**Plotting code records:**
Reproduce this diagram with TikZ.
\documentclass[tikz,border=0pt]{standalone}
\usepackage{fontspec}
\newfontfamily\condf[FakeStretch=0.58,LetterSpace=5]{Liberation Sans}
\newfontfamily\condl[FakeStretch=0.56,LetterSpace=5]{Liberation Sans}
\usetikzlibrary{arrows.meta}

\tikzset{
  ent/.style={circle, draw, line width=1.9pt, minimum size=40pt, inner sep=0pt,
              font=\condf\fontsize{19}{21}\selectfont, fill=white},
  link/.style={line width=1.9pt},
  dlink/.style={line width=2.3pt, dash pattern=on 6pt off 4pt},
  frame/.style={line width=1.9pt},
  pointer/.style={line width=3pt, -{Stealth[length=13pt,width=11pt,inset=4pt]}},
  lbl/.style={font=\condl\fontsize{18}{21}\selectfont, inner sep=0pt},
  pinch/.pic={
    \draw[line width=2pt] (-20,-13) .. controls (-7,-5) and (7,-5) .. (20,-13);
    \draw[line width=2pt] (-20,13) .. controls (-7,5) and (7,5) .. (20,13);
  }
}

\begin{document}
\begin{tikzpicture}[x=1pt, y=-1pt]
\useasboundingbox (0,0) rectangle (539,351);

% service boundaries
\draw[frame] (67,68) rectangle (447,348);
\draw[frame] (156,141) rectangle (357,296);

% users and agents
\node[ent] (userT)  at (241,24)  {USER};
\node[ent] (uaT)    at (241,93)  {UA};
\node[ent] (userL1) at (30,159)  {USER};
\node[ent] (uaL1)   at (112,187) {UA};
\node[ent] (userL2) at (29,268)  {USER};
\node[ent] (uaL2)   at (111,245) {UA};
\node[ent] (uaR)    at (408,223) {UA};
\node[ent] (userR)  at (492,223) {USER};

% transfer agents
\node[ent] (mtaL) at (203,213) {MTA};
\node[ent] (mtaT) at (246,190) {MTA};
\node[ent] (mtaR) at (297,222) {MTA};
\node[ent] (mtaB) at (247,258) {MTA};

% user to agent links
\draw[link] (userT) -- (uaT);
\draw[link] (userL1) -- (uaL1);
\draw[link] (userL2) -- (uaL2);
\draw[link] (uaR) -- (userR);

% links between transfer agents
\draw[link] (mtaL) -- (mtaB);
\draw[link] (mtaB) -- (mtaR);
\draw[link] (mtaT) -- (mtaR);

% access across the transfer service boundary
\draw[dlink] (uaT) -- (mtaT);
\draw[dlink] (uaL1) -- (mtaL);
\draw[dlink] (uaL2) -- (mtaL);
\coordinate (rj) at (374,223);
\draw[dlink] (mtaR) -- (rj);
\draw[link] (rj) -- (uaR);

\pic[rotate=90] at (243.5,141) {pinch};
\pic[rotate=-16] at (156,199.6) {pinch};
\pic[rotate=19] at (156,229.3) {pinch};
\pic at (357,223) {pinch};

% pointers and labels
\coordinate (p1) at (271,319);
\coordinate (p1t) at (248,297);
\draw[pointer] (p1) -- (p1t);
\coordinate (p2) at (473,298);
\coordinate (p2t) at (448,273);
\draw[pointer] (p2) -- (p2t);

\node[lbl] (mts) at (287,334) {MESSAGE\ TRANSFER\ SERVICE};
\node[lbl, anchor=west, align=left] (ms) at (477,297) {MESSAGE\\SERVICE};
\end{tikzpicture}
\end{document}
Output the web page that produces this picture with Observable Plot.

**Request:** Starting at the first line of the material above, reproduce each line exactly up to and including the line with "(mtaB) at (247,258)".

**Solution to the problem:**
Reproduce this diagram with TikZ.
\documentclass[tikz,border=0pt]{standalone}
\usepackage{fontspec}
\newfontfamily\condf[FakeStretch=0.58,LetterSpace=5]{Liberation Sans}
\newfontfamily\condl[FakeStretch=0.56,LetterSpace=5]{Liberation Sans}
\usetikzlibrary{arrows.meta}

\tikzset{
  ent/.style={circle, draw, line width=1.9pt, minimum size=40pt, inner sep=0pt,
              font=\condf\fontsize{19}{21}\selectfont, fill=white},
  link/.style={line width=1.9pt},
  dlink/.style={line width=2.3pt, dash pattern=on 6pt off 4pt},
  frame/.style={line width=1.9pt},
  pointer/.style={line width=3pt, -{Stealth[length=13pt,width=11pt,inset=4pt]}},
  lbl/.style={font=\condl\fontsize{18}{21}\selectfont, inner sep=0pt},
  pinch/.pic={
    \draw[line width=2pt] (-20,-13) .. controls (-7,-5) and (7,-5) .. (20,-13);
    \draw[line width=2pt] (-20,13) .. controls (-7,5) and (7,5) .. (20,13);
  }
}

\begin{document}
\begin{tikzpicture}[x=1pt, y=-1pt]
\useasboundingbox (0,0) rectangle (539,351);

% service boundaries
\draw[frame] (67,68) rectangle (447,348);
\draw[frame] (156,141) rectangle (357,296);

% users and agents
\node[ent] (userT)  at (241,24)  {USER};
\node[ent] (uaT)    at (241,93)  {UA};
\node[ent] (userL1) at (30,159)  {USER};
\node[ent] (uaL1)   at (112,187) {UA};
\node[ent] (userL2) at (29,268)  {USER};
\node[ent] (uaL2)   at (111,245) {UA};
\node[ent] (uaR)    at (408,223) {UA};
\node[ent] (userR)  at (492,223) {USER};

% transfer agents
\node[ent] (mtaL) at (203,213) {MTA};
\node[ent] (mtaT) at (246,190) {MTA};
\node[ent] (mtaR) at (297,222) {MTA};
\node[ent] (mtaB) at (247,258) {MTA};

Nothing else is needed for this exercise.